(What is expected): Write out the material again word for word, dropping any images it holds.
## start Data shown
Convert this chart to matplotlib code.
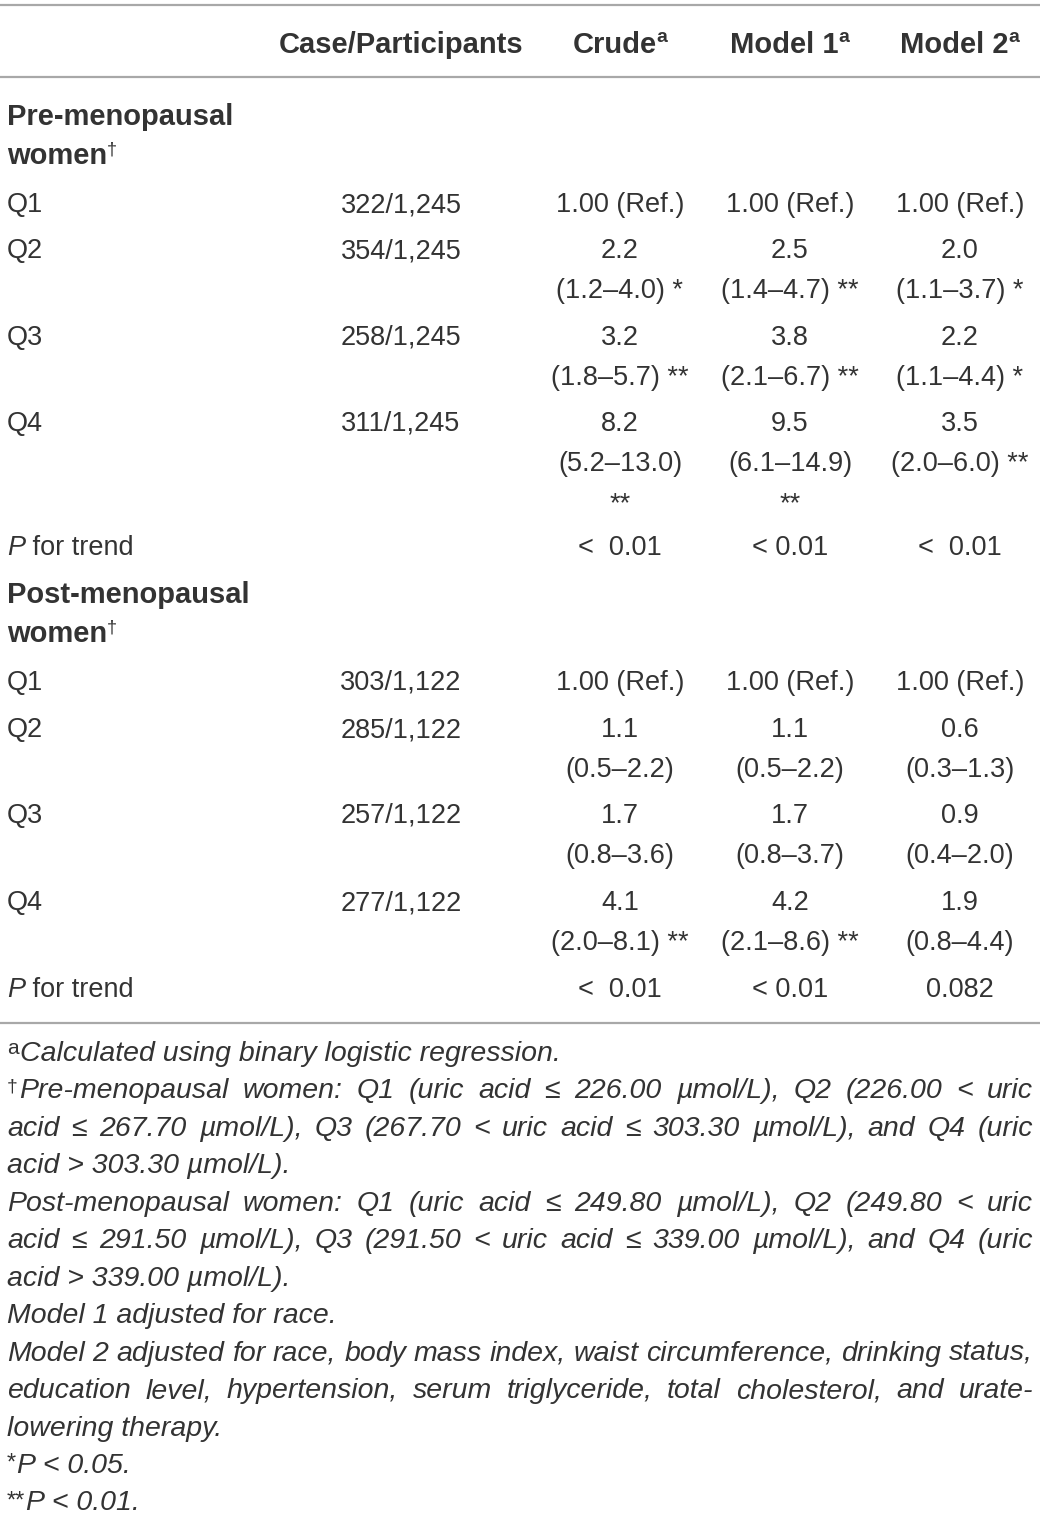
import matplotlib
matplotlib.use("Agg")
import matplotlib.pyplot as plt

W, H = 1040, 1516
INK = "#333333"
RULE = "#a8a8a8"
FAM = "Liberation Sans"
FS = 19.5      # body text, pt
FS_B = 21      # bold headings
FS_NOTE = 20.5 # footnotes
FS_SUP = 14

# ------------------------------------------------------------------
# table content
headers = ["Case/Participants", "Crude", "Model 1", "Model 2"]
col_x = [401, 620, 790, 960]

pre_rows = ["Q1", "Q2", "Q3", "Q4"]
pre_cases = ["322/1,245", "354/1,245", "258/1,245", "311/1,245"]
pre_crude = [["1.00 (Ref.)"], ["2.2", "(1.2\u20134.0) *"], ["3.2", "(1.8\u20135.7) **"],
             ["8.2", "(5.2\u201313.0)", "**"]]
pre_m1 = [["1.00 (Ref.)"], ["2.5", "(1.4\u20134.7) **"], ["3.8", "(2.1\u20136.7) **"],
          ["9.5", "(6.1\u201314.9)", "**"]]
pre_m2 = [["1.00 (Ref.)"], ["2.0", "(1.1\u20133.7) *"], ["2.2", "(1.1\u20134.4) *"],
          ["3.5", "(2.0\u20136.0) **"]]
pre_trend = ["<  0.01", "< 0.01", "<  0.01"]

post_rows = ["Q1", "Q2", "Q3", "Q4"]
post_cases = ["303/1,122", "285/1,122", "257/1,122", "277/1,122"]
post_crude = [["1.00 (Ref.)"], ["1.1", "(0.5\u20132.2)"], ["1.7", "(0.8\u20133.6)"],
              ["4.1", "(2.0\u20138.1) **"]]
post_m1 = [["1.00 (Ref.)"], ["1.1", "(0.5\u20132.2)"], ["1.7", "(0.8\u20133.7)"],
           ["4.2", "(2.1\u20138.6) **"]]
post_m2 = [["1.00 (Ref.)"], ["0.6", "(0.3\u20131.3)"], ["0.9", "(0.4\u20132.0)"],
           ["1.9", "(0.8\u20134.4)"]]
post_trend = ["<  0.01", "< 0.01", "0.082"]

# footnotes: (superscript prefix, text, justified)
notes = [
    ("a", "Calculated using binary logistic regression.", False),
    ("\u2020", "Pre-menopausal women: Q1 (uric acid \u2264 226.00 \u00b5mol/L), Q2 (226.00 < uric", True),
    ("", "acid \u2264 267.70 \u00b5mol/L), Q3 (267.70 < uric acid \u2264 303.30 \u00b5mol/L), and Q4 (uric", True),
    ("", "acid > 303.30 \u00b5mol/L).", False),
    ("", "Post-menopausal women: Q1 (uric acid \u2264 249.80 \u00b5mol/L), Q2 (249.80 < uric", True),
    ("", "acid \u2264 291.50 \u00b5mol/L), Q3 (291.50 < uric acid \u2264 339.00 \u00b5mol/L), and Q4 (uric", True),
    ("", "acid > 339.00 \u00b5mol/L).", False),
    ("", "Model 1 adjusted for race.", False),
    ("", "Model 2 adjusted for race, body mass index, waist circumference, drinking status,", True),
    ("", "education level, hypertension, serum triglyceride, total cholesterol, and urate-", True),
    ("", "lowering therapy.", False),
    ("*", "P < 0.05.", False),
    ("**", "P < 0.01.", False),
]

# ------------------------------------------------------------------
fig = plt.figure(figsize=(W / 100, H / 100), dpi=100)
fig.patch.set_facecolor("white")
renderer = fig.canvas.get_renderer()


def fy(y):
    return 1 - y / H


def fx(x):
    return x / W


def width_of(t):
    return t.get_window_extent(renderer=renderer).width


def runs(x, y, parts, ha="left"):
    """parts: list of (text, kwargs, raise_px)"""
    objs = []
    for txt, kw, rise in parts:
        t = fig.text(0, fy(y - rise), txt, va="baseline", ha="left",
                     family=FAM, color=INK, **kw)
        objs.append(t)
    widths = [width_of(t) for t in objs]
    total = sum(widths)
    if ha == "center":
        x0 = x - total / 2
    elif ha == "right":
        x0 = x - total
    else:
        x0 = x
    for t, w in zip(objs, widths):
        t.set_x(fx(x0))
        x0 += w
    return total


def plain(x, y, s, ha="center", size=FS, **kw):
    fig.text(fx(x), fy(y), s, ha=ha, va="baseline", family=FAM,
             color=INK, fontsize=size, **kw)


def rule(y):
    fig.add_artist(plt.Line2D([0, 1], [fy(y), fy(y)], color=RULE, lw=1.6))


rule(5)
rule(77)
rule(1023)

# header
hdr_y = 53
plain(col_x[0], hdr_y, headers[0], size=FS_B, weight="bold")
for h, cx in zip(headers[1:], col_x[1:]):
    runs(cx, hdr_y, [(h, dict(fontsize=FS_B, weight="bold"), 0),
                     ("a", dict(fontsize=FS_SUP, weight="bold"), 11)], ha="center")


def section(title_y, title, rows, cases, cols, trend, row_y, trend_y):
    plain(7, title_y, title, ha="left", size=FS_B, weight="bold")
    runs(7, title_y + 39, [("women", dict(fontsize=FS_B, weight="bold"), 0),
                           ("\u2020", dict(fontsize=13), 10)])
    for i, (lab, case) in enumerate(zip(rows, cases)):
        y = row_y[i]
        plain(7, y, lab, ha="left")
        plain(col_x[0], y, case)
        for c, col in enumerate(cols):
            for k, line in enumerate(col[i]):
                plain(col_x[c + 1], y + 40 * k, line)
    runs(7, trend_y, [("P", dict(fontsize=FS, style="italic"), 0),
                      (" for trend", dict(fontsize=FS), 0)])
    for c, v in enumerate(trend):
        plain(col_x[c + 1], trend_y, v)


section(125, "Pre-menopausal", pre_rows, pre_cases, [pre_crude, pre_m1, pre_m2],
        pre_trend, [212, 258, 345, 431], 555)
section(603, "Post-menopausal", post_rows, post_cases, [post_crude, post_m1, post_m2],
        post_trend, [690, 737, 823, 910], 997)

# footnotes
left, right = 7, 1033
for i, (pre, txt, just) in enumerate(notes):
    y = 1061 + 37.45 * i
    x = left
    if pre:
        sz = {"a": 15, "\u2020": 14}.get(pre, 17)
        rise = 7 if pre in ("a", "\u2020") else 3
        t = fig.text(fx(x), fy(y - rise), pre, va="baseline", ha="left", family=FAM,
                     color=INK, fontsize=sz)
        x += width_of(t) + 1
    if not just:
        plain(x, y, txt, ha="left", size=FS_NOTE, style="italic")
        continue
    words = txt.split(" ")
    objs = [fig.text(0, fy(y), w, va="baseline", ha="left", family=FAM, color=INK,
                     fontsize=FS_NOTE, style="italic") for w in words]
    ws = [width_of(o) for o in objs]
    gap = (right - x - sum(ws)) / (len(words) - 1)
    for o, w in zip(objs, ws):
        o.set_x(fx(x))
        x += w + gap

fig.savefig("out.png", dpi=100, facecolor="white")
## end Data shown
(Worked answer):
Convert this chart to matplotlib code.
import matplotlib
matplotlib.use("Agg")
import matplotlib.pyplot as plt

W, H = 1040, 1516
INK = "#333333"
RULE = "#a8a8a8"
FAM = "Liberation Sans"
FS = 19.5      # body text, pt
FS_B = 21      # bold headings
FS_NOTE = 20.5 # footnotes
FS_SUP = 14

# ------------------------------------------------------------------
# table content
headers = ["Case/Participants", "Crude", "Model 1", "Model 2"]
col_x = [401, 620, 790, 960]

pre_rows = ["Q1", "Q2", "Q3", "Q4"]
pre_cases = ["322/1,245", "354/1,245", "258/1,245", "311/1,245"]
pre_crude = [["1.00 (Ref.)"], ["2.2", "(1.2\u20134.0) *"], ["3.2", "(1.8\u20135.7) **"],
             ["8.2", "(5.2\u201313.0)", "**"]]
pre_m1 = [["1.00 (Ref.)"], ["2.5", "(1.4\u20134.7) **"], ["3.8", "(2.1\u20136.7) **"],
          ["9.5", "(6.1\u201314.9)", "**"]]
pre_m2 = [["1.00 (Ref.)"], ["2.0", "(1.1\u20133.7) *"], ["2.2", "(1.1\u20134.4) *"],
          ["3.5", "(2.0\u20136.0) **"]]
pre_trend = ["<  0.01", "< 0.01", "<  0.01"]

post_rows = ["Q1", "Q2", "Q3", "Q4"]
post_cases = ["303/1,122", "285/1,122", "257/1,122", "277/1,122"]
post_crude = [["1.00 (Ref.)"], ["1.1", "(0.5\u20132.2)"], ["1.7", "(0.8\u20133.6)"],
              ["4.1", "(2.0\u20138.1) **"]]
post_m1 = [["1.00 (Ref.)"], ["1.1", "(0.5\u20132.2)"], ["1.7", "(0.8\u20133.7)"],
           ["4.2", "(2.1\u20138.6) **"]]
post_m2 = [["1.00 (Ref.)"], ["0.6", "(0.3\u20131.3)"], ["0.9", "(0.4\u20132.0)"],
           ["1.9", "(0.8\u20134.4)"]]
post_trend = ["<  0.01", "< 0.01", "0.082"]

# footnotes: (superscript prefix, text, justified)
notes = [
    ("a", "Calculated using binary logistic regression.", False),
    ("\u2020", "Pre-menopausal women: Q1 (uric acid \u2264 226.00 \u00b5mol/L), Q2 (226.00 < uric", True),
    ("", "acid \u2264 267.70 \u00b5mol/L), Q3 (267.70 < uric acid \u2264 303.30 \u00b5mol/L), and Q4 (uric", True),
    ("", "acid > 303.30 \u00b5mol/L).", False),
    ("", "Post-menopausal women: Q1 (uric acid \u2264 249.80 \u00b5mol/L), Q2 (249.80 < uric", True),
    ("", "acid \u2264 291.50 \u00b5mol/L), Q3 (291.50 < uric acid \u2264 339.00 \u00b5mol/L), and Q4 (uric", True),
    ("", "acid > 339.00 \u00b5mol/L).", False),
    ("", "Model 1 adjusted for race.", False),
    ("", "Model 2 adjusted for race, body mass index, waist circumference, drinking status,", True),
    ("", "education level, hypertension, serum triglyceride, total cholesterol, and urate-", True),
    ("", "lowering therapy.", False),
    ("*", "P < 0.05.", False),
    ("**", "P < 0.01.", False),
]

# ------------------------------------------------------------------
fig = plt.figure(figsize=(W / 100, H / 100), dpi=100)
fig.patch.set_facecolor("white")
renderer = fig.canvas.get_renderer()


def fy(y):
    return 1 - y / H


def fx(x):
    return x / W


def width_of(t):
    return t.get_window_extent(renderer=renderer).width


def runs(x, y, parts, ha="left"):
    """parts: list of (text, kwargs, raise_px)"""
    objs = []
    for txt, kw, rise in parts:
        t = fig.text(0, fy(y - rise), txt, va="baseline", ha="left",
                     family=FAM, color=INK, **kw)
        objs.append(t)
    widths = [width_of(t) for t in objs]
    total = sum(widths)
    if ha == "center":
        x0 = x - total / 2
    elif ha == "right":
        x0 = x - total
    else:
        x0 = x
    for t, w in zip(objs, widths):
        t.set_x(fx(x0))
        x0 += w
    return total


def plain(x, y, s, ha="center", size=FS, **kw):
    fig.text(fx(x), fy(y), s, ha=ha, va="baseline", family=FAM,
             color=INK, fontsize=size, **kw)


def rule(y):
    fig.add_artist(plt.Line2D([0, 1], [fy(y), fy(y)], color=RULE, lw=1.6))


rule(5)
rule(77)
rule(1023)

# header
hdr_y = 53
plain(col_x[0], hdr_y, headers[0], size=FS_B, weight="bold")
for h, cx in zip(headers[1:], col_x[1:]):
    runs(cx, hdr_y, [(h, dict(fontsize=FS_B, weight="bold"), 0),
                     ("a", dict(fontsize=FS_SUP, weight="bold"), 11)], ha="center")


def section(title_y, title, rows, cases, cols, trend, row_y, trend_y):
    plain(7, title_y, title, ha="left", size=FS_B, weight="bold")
    runs(7, title_y + 39, [("women", dict(fontsize=FS_B, weight="bold"), 0),
                           ("\u2020", dict(fontsize=13), 10)])
    for i, (lab, case) in enumerate(zip(rows, cases)):
        y = row_y[i]
        plain(7, y, lab, ha="left")
        plain(col_x[0], y, case)
        for c, col in enumerate(cols):
            for k, line in enumerate(col[i]):
                plain(col_x[c + 1], y + 40 * k, line)
    runs(7, trend_y, [("P", dict(fontsize=FS, style="italic"), 0),
                      (" for trend", dict(fontsize=FS), 0)])
    for c, v in enumerate(trend):
        plain(col_x[c + 1], trend_y, v)


section(125, "Pre-menopausal", pre_rows, pre_cases, [pre_crude, pre_m1, pre_m2],
        pre_trend, [212, 258, 345, 431], 555)
section(603, "Post-menopausal", post_rows, post_cases, [post_crude, post_m1, post_m2],
        post_trend, [690, 737, 823, 910], 997)

# footnotes
left, right = 7, 1033
for i, (pre, txt, just) in enumerate(notes):
    y = 1061 + 37.45 * i
    x = left
    if pre:
        sz = {"a": 15, "\u2020": 14}.get(pre, 17)
        rise = 7 if pre in ("a", "\u2020") else 3
        t = fig.text(fx(x), fy(y - rise), pre, va="baseline", ha="left", family=FAM,
                     color=INK, fontsize=sz)
        x += width_of(t) + 1
    if not just:
        plain(x, y, txt, ha="left", size=FS_NOTE, style="italic")
        continue
    words = txt.split(" ")
    objs = [fig.text(0, fy(y), w, va="baseline", ha="left", family=FAM, color=INK,
                     fontsize=FS_NOTE, style="italic") for w in words]
    ws = [width_of(o) for o in objs]
    gap = (right - x - sum(ws)) / (len(words) - 1)
    for o, w in zip(objs, ws):
        o.set_x(fx(x))
        x += w + gap

fig.savefig("out.png", dpi=100, facecolor="white")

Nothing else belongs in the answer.